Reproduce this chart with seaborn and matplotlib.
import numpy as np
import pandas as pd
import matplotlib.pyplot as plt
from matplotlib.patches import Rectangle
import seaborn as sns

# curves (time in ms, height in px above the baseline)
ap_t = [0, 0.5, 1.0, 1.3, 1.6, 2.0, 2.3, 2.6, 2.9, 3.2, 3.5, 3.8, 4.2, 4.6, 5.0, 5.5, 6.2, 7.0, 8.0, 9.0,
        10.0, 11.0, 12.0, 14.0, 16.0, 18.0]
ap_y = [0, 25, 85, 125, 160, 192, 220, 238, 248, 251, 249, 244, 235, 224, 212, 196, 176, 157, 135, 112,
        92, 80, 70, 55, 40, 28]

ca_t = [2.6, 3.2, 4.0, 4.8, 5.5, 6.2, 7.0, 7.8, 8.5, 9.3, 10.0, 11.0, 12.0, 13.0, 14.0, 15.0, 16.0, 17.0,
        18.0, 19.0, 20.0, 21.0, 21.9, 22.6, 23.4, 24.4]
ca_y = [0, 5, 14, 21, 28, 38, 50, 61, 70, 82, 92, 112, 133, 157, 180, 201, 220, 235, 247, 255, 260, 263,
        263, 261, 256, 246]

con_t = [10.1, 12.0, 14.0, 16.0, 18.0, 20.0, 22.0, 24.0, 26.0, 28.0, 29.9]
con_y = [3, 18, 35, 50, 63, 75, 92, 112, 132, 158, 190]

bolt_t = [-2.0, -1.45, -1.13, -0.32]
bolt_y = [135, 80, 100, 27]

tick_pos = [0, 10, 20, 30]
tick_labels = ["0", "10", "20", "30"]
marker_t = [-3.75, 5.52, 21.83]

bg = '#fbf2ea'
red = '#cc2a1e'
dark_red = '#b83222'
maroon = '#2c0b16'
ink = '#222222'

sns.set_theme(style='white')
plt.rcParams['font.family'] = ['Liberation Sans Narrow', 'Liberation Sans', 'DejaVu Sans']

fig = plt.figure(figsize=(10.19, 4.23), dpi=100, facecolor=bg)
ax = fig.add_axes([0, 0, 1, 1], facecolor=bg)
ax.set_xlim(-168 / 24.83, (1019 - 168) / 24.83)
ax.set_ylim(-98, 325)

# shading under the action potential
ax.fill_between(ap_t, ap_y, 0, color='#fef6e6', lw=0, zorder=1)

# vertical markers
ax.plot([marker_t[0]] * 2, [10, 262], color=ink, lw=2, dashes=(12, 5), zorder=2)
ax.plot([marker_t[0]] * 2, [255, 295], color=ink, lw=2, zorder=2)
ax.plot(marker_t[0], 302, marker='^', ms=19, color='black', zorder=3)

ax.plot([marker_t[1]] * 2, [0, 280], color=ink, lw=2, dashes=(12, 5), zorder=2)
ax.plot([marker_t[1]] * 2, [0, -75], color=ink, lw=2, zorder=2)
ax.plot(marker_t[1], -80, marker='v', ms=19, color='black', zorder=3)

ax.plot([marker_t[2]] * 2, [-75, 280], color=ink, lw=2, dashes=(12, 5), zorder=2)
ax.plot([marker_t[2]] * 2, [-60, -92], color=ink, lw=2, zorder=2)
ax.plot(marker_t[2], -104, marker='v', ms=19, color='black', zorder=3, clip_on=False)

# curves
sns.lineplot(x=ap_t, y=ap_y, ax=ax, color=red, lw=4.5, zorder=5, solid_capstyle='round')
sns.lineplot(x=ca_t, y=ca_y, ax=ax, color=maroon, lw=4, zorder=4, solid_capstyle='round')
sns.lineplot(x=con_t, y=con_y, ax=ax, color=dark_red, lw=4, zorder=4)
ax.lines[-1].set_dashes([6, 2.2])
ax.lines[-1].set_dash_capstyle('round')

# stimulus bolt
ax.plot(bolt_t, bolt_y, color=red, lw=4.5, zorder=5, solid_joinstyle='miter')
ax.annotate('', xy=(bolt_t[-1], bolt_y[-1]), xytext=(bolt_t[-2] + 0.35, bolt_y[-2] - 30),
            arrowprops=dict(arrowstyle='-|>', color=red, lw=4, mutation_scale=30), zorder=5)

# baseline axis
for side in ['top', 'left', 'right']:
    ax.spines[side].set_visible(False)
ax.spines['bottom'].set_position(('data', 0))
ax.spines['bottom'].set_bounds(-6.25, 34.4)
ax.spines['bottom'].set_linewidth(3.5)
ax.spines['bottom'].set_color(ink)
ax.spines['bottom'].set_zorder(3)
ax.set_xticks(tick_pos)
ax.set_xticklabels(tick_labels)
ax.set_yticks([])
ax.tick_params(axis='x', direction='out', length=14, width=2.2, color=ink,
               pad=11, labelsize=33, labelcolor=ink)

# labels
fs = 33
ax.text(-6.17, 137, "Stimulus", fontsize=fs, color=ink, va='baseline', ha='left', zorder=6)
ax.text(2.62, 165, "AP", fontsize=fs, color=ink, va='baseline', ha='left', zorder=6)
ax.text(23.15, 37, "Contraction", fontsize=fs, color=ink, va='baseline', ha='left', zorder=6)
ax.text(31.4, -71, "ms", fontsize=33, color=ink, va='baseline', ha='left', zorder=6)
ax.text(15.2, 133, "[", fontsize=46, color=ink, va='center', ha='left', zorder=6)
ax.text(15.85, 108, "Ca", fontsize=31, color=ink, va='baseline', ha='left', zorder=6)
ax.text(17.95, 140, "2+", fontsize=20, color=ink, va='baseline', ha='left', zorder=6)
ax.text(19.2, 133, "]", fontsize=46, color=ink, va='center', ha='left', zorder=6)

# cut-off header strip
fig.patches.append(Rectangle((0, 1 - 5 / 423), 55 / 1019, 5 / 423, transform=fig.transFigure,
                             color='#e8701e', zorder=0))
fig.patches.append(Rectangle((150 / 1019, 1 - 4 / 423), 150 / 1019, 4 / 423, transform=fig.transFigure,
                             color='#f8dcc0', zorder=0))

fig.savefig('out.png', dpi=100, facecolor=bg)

++++++++++

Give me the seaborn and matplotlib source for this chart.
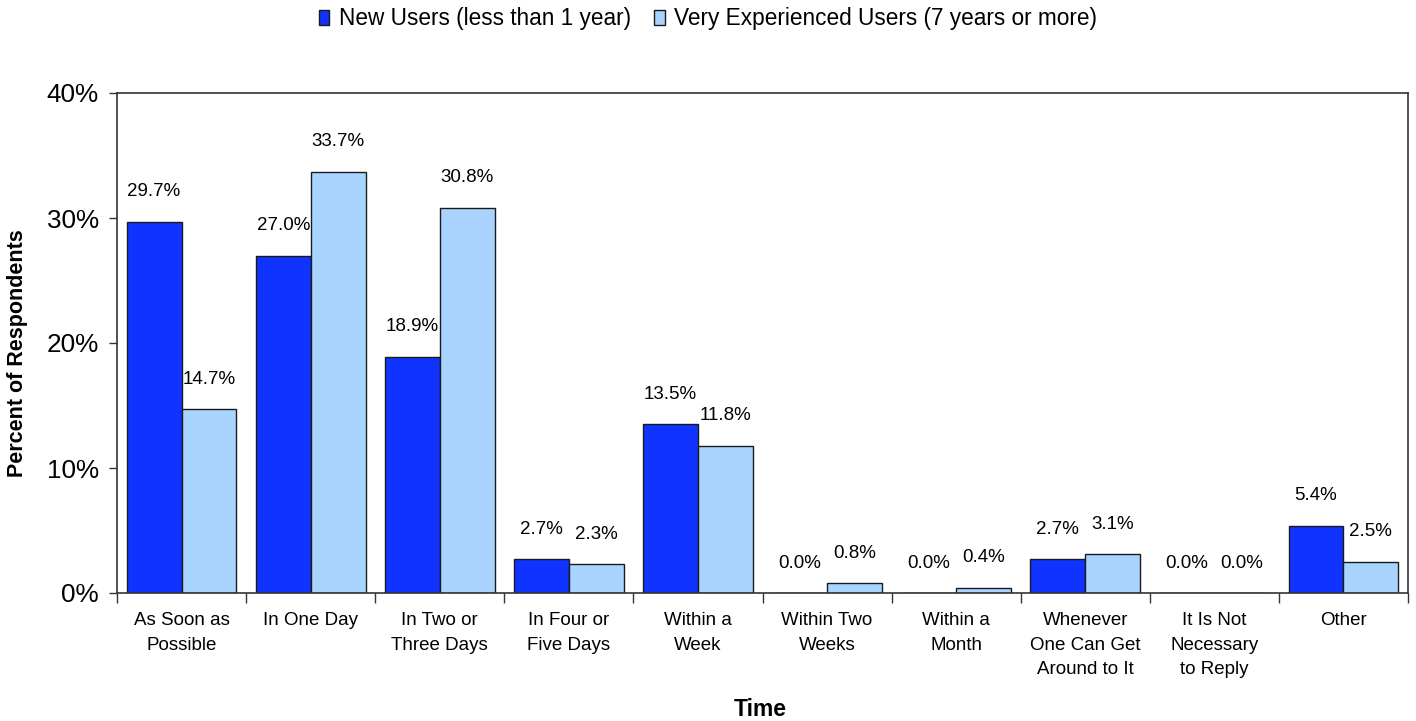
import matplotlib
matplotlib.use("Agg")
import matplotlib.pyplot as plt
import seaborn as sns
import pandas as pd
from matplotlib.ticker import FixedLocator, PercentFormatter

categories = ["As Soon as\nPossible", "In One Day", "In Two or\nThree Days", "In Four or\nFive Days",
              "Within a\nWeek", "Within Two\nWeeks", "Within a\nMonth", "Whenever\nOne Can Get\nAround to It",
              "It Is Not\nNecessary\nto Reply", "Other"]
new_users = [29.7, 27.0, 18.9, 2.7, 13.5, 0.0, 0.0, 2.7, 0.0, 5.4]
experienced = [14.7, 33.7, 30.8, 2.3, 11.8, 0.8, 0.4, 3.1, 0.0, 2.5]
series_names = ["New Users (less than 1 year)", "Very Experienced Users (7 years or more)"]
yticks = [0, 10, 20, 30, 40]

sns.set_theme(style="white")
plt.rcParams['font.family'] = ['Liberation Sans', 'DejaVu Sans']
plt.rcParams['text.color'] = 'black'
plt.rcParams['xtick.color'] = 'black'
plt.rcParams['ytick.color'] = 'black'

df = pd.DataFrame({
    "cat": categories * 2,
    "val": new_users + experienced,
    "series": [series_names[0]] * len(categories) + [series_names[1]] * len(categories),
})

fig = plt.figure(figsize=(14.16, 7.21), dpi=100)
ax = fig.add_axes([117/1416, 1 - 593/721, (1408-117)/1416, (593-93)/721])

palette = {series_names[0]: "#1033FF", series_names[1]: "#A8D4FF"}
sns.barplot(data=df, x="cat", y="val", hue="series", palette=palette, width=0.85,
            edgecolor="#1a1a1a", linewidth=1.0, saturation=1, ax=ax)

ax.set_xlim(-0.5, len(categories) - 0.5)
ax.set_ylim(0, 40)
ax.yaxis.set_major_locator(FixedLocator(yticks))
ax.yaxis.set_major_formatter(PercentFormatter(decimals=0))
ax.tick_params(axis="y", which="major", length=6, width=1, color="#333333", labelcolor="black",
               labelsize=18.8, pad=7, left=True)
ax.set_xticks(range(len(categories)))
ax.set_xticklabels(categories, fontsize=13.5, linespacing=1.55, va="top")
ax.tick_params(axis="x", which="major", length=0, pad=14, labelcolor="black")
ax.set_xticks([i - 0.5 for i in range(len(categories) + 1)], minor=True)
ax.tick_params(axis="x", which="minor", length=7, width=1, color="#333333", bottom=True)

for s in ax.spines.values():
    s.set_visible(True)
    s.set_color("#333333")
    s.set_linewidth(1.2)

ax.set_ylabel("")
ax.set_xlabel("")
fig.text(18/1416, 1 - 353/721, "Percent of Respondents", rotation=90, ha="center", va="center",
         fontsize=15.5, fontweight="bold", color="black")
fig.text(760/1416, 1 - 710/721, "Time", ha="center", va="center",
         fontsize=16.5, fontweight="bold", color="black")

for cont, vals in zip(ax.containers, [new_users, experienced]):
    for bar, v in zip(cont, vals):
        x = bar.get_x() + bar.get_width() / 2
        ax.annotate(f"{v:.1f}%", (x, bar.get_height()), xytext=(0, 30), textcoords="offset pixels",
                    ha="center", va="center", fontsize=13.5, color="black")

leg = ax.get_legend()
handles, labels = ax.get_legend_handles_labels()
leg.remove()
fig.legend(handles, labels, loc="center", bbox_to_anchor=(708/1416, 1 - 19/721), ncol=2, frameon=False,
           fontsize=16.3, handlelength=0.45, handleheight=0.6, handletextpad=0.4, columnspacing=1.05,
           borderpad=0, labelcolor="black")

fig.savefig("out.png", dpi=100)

++++++++++

▸ **WHAT YOU ARE ASKED TO DO**
Transcribe the lines between the one holding "Give me the" and the one holding "plt.rcParams['ytick.color'] = 'black'", inclusive, and leave out any pictures.

▸ **SOLUTION**
Give me the seaborn and matplotlib source for this chart.
import matplotlib
matplotlib.use("Agg")
import matplotlib.pyplot as plt
import seaborn as sns
import pandas as pd
from matplotlib.ticker import FixedLocator, PercentFormatter

categories = ["As Soon as\nPossible", "In One Day", "In Two or\nThree Days", "In Four or\nFive Days",
              "Within a\nWeek", "Within Two\nWeeks", "Within a\nMonth", "Whenever\nOne Can Get\nAround to It",
              "It Is Not\nNecessary\nto Reply", "Other"]
new_users = [29.7, 27.0, 18.9, 2.7, 13.5, 0.0, 0.0, 2.7, 0.0, 5.4]
experienced = [14.7, 33.7, 30.8, 2.3, 11.8, 0.8, 0.4, 3.1, 0.0, 2.5]
series_names = ["New Users (less than 1 year)", "Very Experienced Users (7 years or more)"]
yticks = [0, 10, 20, 30, 40]

sns.set_theme(style="white")
plt.rcParams['font.family'] = ['Liberation Sans', 'DejaVu Sans']
plt.rcParams['text.color'] = 'black'
plt.rcParams['xtick.color'] = 'black'
plt.rcParams['ytick.color'] = 'black'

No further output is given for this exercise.